## COLLECTED MATERIAL:
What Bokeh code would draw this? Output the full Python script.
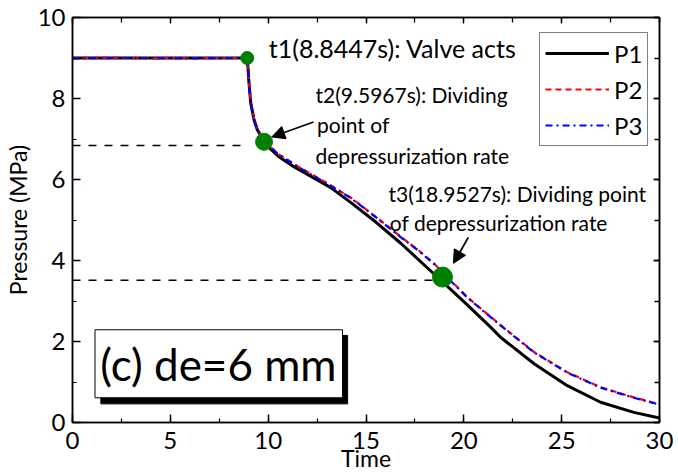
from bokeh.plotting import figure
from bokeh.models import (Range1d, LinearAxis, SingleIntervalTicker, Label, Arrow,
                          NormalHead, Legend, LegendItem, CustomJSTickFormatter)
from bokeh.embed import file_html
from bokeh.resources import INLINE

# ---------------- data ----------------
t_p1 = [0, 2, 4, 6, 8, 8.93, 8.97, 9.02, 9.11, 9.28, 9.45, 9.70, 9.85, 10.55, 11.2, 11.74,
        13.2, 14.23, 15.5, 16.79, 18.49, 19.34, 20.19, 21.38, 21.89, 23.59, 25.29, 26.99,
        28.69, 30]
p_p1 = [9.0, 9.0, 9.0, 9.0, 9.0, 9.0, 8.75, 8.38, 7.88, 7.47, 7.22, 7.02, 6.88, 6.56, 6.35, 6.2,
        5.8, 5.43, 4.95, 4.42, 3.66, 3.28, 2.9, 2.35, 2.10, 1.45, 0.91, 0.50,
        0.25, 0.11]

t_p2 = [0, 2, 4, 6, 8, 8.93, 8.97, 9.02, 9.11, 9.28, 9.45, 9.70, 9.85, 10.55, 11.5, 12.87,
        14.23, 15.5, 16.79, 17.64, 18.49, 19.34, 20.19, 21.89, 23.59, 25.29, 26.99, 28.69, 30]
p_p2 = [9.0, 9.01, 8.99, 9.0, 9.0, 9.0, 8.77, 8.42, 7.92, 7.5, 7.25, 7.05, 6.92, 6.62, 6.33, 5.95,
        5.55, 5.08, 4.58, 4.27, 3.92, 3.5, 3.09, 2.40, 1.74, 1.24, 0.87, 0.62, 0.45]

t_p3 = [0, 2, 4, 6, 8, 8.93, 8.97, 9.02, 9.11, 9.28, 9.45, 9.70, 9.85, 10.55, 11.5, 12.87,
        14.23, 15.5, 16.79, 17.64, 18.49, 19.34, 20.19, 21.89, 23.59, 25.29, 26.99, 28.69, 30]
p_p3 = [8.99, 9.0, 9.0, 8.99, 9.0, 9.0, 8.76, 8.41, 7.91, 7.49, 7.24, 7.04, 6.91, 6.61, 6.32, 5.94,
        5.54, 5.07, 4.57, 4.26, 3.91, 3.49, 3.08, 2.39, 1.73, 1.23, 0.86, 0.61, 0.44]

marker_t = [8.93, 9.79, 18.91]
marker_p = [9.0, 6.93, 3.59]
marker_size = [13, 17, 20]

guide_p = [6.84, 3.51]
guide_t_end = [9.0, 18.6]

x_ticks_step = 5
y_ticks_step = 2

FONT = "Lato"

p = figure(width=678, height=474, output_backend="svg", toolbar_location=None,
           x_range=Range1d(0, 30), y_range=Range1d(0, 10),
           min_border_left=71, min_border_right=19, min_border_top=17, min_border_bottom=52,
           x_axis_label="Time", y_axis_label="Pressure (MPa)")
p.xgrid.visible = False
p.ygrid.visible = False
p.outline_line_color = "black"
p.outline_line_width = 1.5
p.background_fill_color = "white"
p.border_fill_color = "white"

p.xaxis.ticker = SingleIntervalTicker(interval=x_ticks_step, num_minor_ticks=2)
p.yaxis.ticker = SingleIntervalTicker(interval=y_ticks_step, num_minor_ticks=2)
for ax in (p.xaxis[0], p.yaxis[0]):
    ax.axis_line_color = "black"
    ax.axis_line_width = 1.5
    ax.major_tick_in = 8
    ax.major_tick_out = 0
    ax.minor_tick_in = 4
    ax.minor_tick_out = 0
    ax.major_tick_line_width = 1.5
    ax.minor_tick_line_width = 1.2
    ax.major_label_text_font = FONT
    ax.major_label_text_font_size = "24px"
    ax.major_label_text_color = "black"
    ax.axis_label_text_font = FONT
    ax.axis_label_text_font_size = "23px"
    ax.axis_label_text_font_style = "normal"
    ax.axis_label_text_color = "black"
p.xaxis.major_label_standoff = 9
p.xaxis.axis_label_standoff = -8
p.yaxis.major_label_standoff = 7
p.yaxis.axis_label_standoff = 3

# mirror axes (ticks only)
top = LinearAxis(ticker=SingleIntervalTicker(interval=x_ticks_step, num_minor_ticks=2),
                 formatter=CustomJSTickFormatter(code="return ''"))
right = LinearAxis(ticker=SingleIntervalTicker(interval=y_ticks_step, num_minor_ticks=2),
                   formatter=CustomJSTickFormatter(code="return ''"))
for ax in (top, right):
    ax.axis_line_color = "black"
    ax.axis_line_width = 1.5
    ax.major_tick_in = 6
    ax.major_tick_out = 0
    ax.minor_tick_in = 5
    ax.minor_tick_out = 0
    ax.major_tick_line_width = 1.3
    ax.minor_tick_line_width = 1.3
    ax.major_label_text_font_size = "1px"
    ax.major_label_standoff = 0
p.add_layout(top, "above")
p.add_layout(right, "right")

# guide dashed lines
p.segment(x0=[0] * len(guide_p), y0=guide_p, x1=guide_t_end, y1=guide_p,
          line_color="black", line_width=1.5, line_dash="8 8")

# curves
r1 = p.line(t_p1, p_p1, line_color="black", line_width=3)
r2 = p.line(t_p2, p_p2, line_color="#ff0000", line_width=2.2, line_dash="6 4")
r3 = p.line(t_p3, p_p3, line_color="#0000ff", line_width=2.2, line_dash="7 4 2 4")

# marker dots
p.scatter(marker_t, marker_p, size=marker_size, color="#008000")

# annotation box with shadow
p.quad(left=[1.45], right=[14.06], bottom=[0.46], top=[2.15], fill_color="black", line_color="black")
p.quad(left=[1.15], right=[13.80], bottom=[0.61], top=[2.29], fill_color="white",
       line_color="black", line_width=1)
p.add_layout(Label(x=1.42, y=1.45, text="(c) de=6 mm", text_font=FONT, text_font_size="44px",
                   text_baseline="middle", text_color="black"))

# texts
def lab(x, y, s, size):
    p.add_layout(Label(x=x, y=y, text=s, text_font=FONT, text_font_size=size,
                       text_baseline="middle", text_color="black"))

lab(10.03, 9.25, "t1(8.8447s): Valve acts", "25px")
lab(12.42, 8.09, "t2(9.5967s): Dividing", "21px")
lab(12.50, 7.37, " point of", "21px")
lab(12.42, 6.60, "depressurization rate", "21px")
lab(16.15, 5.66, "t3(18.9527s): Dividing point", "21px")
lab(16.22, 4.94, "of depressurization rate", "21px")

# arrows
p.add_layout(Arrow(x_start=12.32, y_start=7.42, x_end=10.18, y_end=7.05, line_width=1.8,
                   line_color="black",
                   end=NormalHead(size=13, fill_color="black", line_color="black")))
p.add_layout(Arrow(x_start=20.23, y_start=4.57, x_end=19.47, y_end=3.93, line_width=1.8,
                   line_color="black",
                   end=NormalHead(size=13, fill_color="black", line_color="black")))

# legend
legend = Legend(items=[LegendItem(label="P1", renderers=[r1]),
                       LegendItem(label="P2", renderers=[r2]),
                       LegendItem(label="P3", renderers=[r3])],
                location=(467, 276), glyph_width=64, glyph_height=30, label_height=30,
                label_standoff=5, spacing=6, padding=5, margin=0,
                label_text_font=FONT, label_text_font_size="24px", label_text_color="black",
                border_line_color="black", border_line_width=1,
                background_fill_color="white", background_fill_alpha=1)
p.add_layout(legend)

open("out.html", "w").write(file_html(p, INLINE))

## CHALLENGE:
Leave out the pictures and copy the rest of the material above exactly.

## SOLUTION TO THIS EXERCISE:
What Bokeh code would draw this? Output the full Python script.
from bokeh.plotting import figure
from bokeh.models import (Range1d, LinearAxis, SingleIntervalTicker, Label, Arrow,
                          NormalHead, Legend, LegendItem, CustomJSTickFormatter)
from bokeh.embed import file_html
from bokeh.resources import INLINE

# ---------------- data ----------------
t_p1 = [0, 2, 4, 6, 8, 8.93, 8.97, 9.02, 9.11, 9.28, 9.45, 9.70, 9.85, 10.55, 11.2, 11.74,
        13.2, 14.23, 15.5, 16.79, 18.49, 19.34, 20.19, 21.38, 21.89, 23.59, 25.29, 26.99,
        28.69, 30]
p_p1 = [9.0, 9.0, 9.0, 9.0, 9.0, 9.0, 8.75, 8.38, 7.88, 7.47, 7.22, 7.02, 6.88, 6.56, 6.35, 6.2,
        5.8, 5.43, 4.95, 4.42, 3.66, 3.28, 2.9, 2.35, 2.10, 1.45, 0.91, 0.50,
        0.25, 0.11]

t_p2 = [0, 2, 4, 6, 8, 8.93, 8.97, 9.02, 9.11, 9.28, 9.45, 9.70, 9.85, 10.55, 11.5, 12.87,
        14.23, 15.5, 16.79, 17.64, 18.49, 19.34, 20.19, 21.89, 23.59, 25.29, 26.99, 28.69, 30]
p_p2 = [9.0, 9.01, 8.99, 9.0, 9.0, 9.0, 8.77, 8.42, 7.92, 7.5, 7.25, 7.05, 6.92, 6.62, 6.33, 5.95,
        5.55, 5.08, 4.58, 4.27, 3.92, 3.5, 3.09, 2.40, 1.74, 1.24, 0.87, 0.62, 0.45]

t_p3 = [0, 2, 4, 6, 8, 8.93, 8.97, 9.02, 9.11, 9.28, 9.45, 9.70, 9.85, 10.55, 11.5, 12.87,
        14.23, 15.5, 16.79, 17.64, 18.49, 19.34, 20.19, 21.89, 23.59, 25.29, 26.99, 28.69, 30]
p_p3 = [8.99, 9.0, 9.0, 8.99, 9.0, 9.0, 8.76, 8.41, 7.91, 7.49, 7.24, 7.04, 6.91, 6.61, 6.32, 5.94,
        5.54, 5.07, 4.57, 4.26, 3.91, 3.49, 3.08, 2.39, 1.73, 1.23, 0.86, 0.61, 0.44]

marker_t = [8.93, 9.79, 18.91]
marker_p = [9.0, 6.93, 3.59]
marker_size = [13, 17, 20]

guide_p = [6.84, 3.51]
guide_t_end = [9.0, 18.6]

x_ticks_step = 5
y_ticks_step = 2

FONT = "Lato"

p = figure(width=678, height=474, output_backend="svg", toolbar_location=None,
           x_range=Range1d(0, 30), y_range=Range1d(0, 10),
           min_border_left=71, min_border_right=19, min_border_top=17, min_border_bottom=52,
           x_axis_label="Time", y_axis_label="Pressure (MPa)")
p.xgrid.visible = False
p.ygrid.visible = False
p.outline_line_color = "black"
p.outline_line_width = 1.5
p.background_fill_color = "white"
p.border_fill_color = "white"

p.xaxis.ticker = SingleIntervalTicker(interval=x_ticks_step, num_minor_ticks=2)
p.yaxis.ticker = SingleIntervalTicker(interval=y_ticks_step, num_minor_ticks=2)
for ax in (p.xaxis[0], p.yaxis[0]):
    ax.axis_line_color = "black"
    ax.axis_line_width = 1.5
    ax.major_tick_in = 8
    ax.major_tick_out = 0
    ax.minor_tick_in = 4
    ax.minor_tick_out = 0
    ax.major_tick_line_width = 1.5
    ax.minor_tick_line_width = 1.2
    ax.major_label_text_font = FONT
    ax.major_label_text_font_size = "24px"
    ax.major_label_text_color = "black"
    ax.axis_label_text_font = FONT
    ax.axis_label_text_font_size = "23px"
    ax.axis_label_text_font_style = "normal"
    ax.axis_label_text_color = "black"
p.xaxis.major_label_standoff = 9
p.xaxis.axis_label_standoff = -8
p.yaxis.major_label_standoff = 7
p.yaxis.axis_label_standoff = 3

# mirror axes (ticks only)
top = LinearAxis(ticker=SingleIntervalTicker(interval=x_ticks_step, num_minor_ticks=2),
                 formatter=CustomJSTickFormatter(code="return ''"))
right = LinearAxis(ticker=SingleIntervalTicker(interval=y_ticks_step, num_minor_ticks=2),
                   formatter=CustomJSTickFormatter(code="return ''"))
for ax in (top, right):
    ax.axis_line_color = "black"
    ax.axis_line_width = 1.5
    ax.major_tick_in = 6
    ax.major_tick_out = 0
    ax.minor_tick_in = 5
    ax.minor_tick_out = 0
    ax.major_tick_line_width = 1.3
    ax.minor_tick_line_width = 1.3
    ax.major_label_text_font_size = "1px"
    ax.major_label_standoff = 0
p.add_layout(top, "above")
p.add_layout(right, "right")

# guide dashed lines
p.segment(x0=[0] * len(guide_p), y0=guide_p, x1=guide_t_end, y1=guide_p,
          line_color="black", line_width=1.5, line_dash="8 8")

# curves
r1 = p.line(t_p1, p_p1, line_color="black", line_width=3)
r2 = p.line(t_p2, p_p2, line_color="#ff0000", line_width=2.2, line_dash="6 4")
r3 = p.line(t_p3, p_p3, line_color="#0000ff", line_width=2.2, line_dash="7 4 2 4")

# marker dots
p.scatter(marker_t, marker_p, size=marker_size, color="#008000")

# annotation box with shadow
p.quad(left=[1.45], right=[14.06], bottom=[0.46], top=[2.15], fill_color="black", line_color="black")
p.quad(left=[1.15], right=[13.80], bottom=[0.61], top=[2.29], fill_color="white",
       line_color="black", line_width=1)
p.add_layout(Label(x=1.42, y=1.45, text="(c) de=6 mm", text_font=FONT, text_font_size="44px",
                   text_baseline="middle", text_color="black"))

# texts
def lab(x, y, s, size):
    p.add_layout(Label(x=x, y=y, text=s, text_font=FONT, text_font_size=size,
                       text_baseline="middle", text_color="black"))

lab(10.03, 9.25, "t1(8.8447s): Valve acts", "25px")
lab(12.42, 8.09, "t2(9.5967s): Dividing", "21px")
lab(12.50, 7.37, " point of", "21px")
lab(12.42, 6.60, "depressurization rate", "21px")
lab(16.15, 5.66, "t3(18.9527s): Dividing point", "21px")
lab(16.22, 4.94, "of depressurization rate", "21px")

# arrows
p.add_layout(Arrow(x_start=12.32, y_start=7.42, x_end=10.18, y_end=7.05, line_width=1.8,
                   line_color="black",
                   end=NormalHead(size=13, fill_color="black", line_color="black")))
p.add_layout(Arrow(x_start=20.23, y_start=4.57, x_end=19.47, y_end=3.93, line_width=1.8,
                   line_color="black",
                   end=NormalHead(size=13, fill_color="black", line_color="black")))

# legend
legend = Legend(items=[LegendItem(label="P1", renderers=[r1]),
                       LegendItem(label="P2", renderers=[r2]),
                       LegendItem(label="P3", renderers=[r3])],
                location=(467, 276), glyph_width=64, glyph_height=30, label_height=30,
                label_standoff=5, spacing=6, padding=5, margin=0,
                label_text_font=FONT, label_text_font_size="24px", label_text_color="black",
                border_line_color="black", border_line_width=1,
                background_fill_color="white", background_fill_alpha=1)
p.add_layout(legend)

open("out.html", "w").write(file_html(p, INLINE))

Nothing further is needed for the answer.